When someone has a set of good ideas that seem to work well, it is not rare for the first reaction to be, "how can we bottle this?" In a culture that highly values the language of scientific and technical formulas, we tend to focus fairly quickly on how patterns may be, in a certain sense, "harnessed" and applied more broadly.1

This biographical sketch gives a brief overview of the life and work of Chiara Lubich, the founder of the international Focolare Movement. Much indicates that she has proposed a set of good ideas that seem to work well. Within a relatively short time span, the Focolare Movement has spread to over 180 countries, and its influence reaches far beyond the boundaries of its Roman Catholic origins. Throughout the globe, the Focolare Movement is known especially for its work in interreligious dialogue and, more generally, as an effective instrument to build unity between people of different cultures, races, and social backgrounds.2

Yet as I attempted this sketch, everything about Lubich's life seemed to elude an effort to "harness" its patterns and "bottle" the [End Page 52] formula. The running theme in Lubich's life seems to be less about her own individual heroic effort or creative initiative and planning, and more a story of radical openness and response to God's own initiative and plans.
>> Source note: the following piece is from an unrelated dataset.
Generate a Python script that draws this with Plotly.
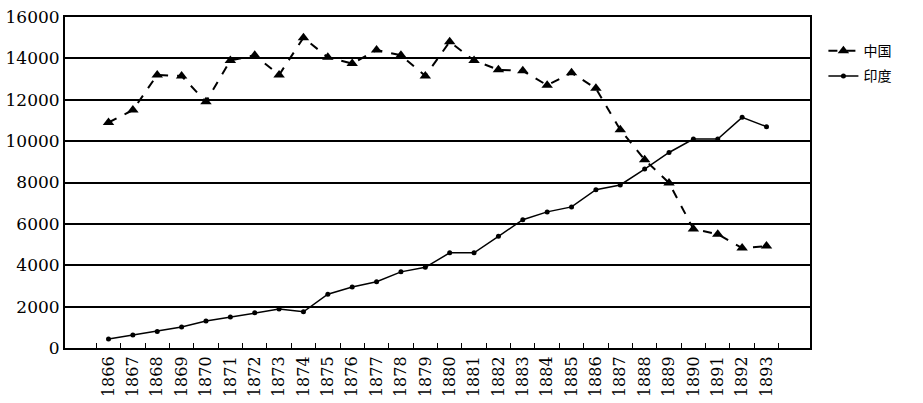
import plotly.graph_objects as go

years = [str(y) for y in range(1866, 1894)]
china = [10900, 11500, 13200, 13150, 11900, 13900, 14150, 13200, 15000, 14050,
         13750, 14400, 14150, 13150, 14800, 13900, 13450, 13400, 12700, 13300,
         12550, 10550, 9100, 7980, 5750, 5500, 4830, 4930]
india = [430, 630, 800, 1020, 1300, 1500, 1700, 1880, 1750, 2600,
         2950, 3200, 3680, 3900, 4600, 4600, 5400, 6200, 6580, 6820,
         7650, 7880, 8650, 9450, 10100, 10100, 11150, 10700]
y_ticks = [0, 2000, 4000, 6000, 8000, 10000, 12000, 14000, 16000]
names = ["中国", "印度"]

fig = go.Figure()
fig.add_trace(go.Scatter(
    x=years, y=china, name=names[0], mode="lines+markers",
    line=dict(color="black", width=2, dash="dash"),
    marker=dict(symbol="triangle-up", size=10, color="black"),
    legendgroup="a"))
fig.add_trace(go.Scatter(
    x=years, y=india, name=names[1], mode="lines+markers",
    line=dict(color="black", width=1.5),
    marker=dict(symbol="circle", size=5, color="black"),
    legendgroup="b"))

fig.update_layout(
    width=923, height=403,
    margin=dict(l=65, r=113, t=17, b=55),
    paper_bgcolor="white", plot_bgcolor="white",
    font=dict(family="DejaVu Serif", size=17, color="black"),
    showlegend=True,
    legend=dict(x=1.018, xanchor="left", y=0.945, yanchor="top",
                font=dict(family="Noto Sans CJK SC", size=14, color="black"),
                traceorder="grouped", tracegroupgap=4,
                bgcolor="rgba(0,0,0,0)", borderwidth=0),
)
fig.update_xaxes(
    type="category", tickangle=-90, showgrid=False, automargin=False,
    showline=True, linecolor="black", linewidth=2, mirror=True,
    ticks="inside", tickson="boundaries", ticklen=5, tickcolor="black",
    tickfont=dict(family="DejaVu Serif", size=16),
)
fig.update_yaxes(
    range=[0, 16000], tickvals=y_ticks, ticktext=[str(v) for v in y_ticks],
    showgrid=True, gridcolor="black", gridwidth=2, automargin=False,
    showline=True, linecolor="black", linewidth=2, mirror=True,
    ticks="", zeroline=False,
    tickfont=dict(family="DejaVu Serif", size=17),
)

fig.write_html("out.html", config={"displayModeBar": False},
               post_script="document.body.style.margin='0';document.body.style.overflow='hidden';")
As Lubich herself reflected, "The pen does not know what it will write, the artist's brush does not know what it will paint . . . when God takes someone in hand to bring a new work into being, that person does not know what she will achieve; she is simply an instrument."3

This brief sketch is in no way comprehensive.4 It is meant only as an introduction and an invitation to delve more deeply into how Lubich's life spent in the service of unity is a unique and important gift for our times.

Stars and Tears

Chiara Lubich5 was born in 1920 in Trent, northern Italy, the second of four children. Her childhood was simple—looking back, she reflects that both her parents had a strong impact. From her mother, a traditional devout Roman Catholic, she absorbed a deep religious sensitivity. She was particularly close to her father, a Socialist, whom she describes as "large of heart" and broad of mind.6 As Fascism gained ground in the late 1920s, her father lost his job, and the family lived through years of extreme poverty. Chiara helped to support the family, working her way through school, and eventually she took a job as an elementary school teacher.7

Because of its strategic location as a passage through the Dolomite Mountains, Trent was heavily bombed during World War II. On May 13, 1944, from a wooded hillside where she had taken refuge with her family, Chiara watched as bombings ravaged her neighborhood and destroyed her family home. As she lay awake through the night, looking up into the darkness and watching the stars move across the sky, she had the sense that something new was coming to life in her city and felt that she could not abandon the [End Page 53] group of friends who were counting on her. Yet she struggled, knowing that her family would leave the next morning to look for safer shelter in the mountains.8

Then, she recounts, "almost as if someone suggested it to me. ... I remembered a phrase in Latin, Omnia vincit amor, love conquers all." About four in the morning she dried her tears. She remembers, "From the moment I said that 'yes' I sensed a new strength."9

Early the next morning, in what she describes as the most painful moment, she placed her heavy backpack on her mother's curved shoulders. Her family made their way toward the mountains, and she turned toward the city. Many years later, the scene is still vivid: "the destruction was total: trees had been uprooted, houses were in ruins, roads were covered with debris. Tears came to my eyes . . . and I let them flow." Then, suddenly a woman appeared at the corner of...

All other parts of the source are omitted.